Author:
Ally Winning, European Editor, PSD
Date
02/08/2022
The above title was ostensibly a throwaway remark by Peter Rogerson, the Senior Director of Marketing at Innoscience for North America and Europe on a call last week, but the more I thought about it, the more it seemed appropriate. While not many start-ups have the backing of industry giants such as Arm and SK Hynix behind them, the company has remained under the radar outside of its native China until last month when it announced that it had launched its international operations in the USA and Europe with design and sales support facilities in Santa Clara, California, and Leuven, Belgium.
Innoscience was founded at the end of 2015, and since then has worked through three phases of development that have included R&D, the building and commissioning of two fabs and the development and commercialisation of products.
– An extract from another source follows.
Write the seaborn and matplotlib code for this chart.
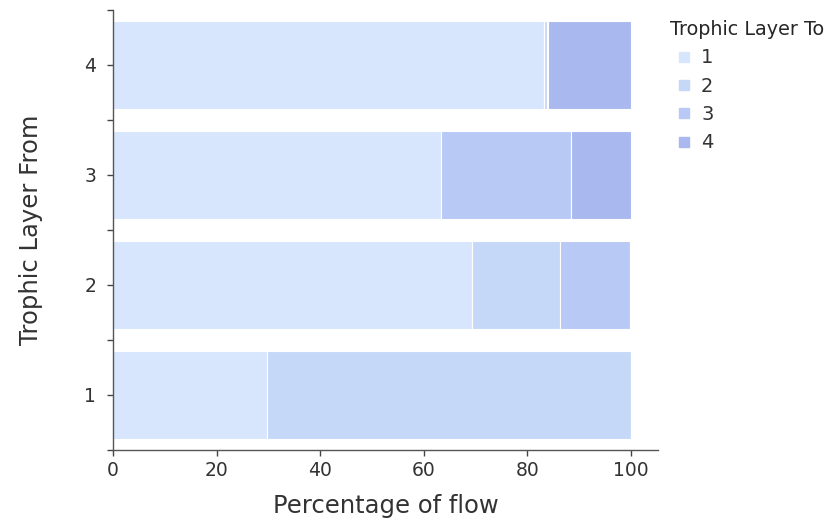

The 4th phase is the beginning of mass production of those products and launching internationally. While the majority of new companies go through similar stages, not many emerge onto the international scene with more than 1,400 employees, over 300 staff dedicated to R&D, two fully operational fabs and 500 plus patents, all of which focus exclusively on GaN technology.
The company’s launch materials make the claim that Innoscience is already the largest IDM that is fully focused on GaN technology. The reason for that claim, according to Dr. Denis Marcon, General Manager, Innoscience Europe, is the company’s breadth of products and its new 8” GaN-on-Si fab in Suzhou, China, which will be capable of producing up to 70,000 wafers a month when it is fully operational in 2025. Currently the capacity of the Suzhou fab and the company’s initial Zhuhai fab are 10,000 wafers a month. As for breadth of products, Innoscience has introduced a wide portfolio of devices at the full range of GaN application voltages from 30V to 650V. It has shipped more than 35 million parts for use in applications including USB PD chargers/adapters, data centres, mobile phones and LED drivers. Those parts are based on Innoscience’s high-performance, normally-off e-mode GaN FETs. The company has developed a technique to introduce a stress enhancement layer which significantly reduces RDS(on). Since the layer is added after the device has been formed, the process does not affect other parameters, including threshold voltage and leakage. Dr Marcon says that much of that innovation originally came from his old employer IMEC, where Innoscience was a customer.
To sum up, Dr Marcon said, “Innoscience is an IDM - we do our own wafers, we do our own processing, we do our own testing, and then we sell the discrete device or qualified wafers. We are in control of the whole process from start to finish. We have worked on manufacturing over a number of years and our yields are good, our uniformity of resistance is consistent, both from wafer to wafer and across the individual wafers themselves. Our parts have passed quality and reliability tests in excess of JEDEC standards. The end result is products with an excellent performance to price ratio, as well as security of supply, which is hugely important at this time of shortages”.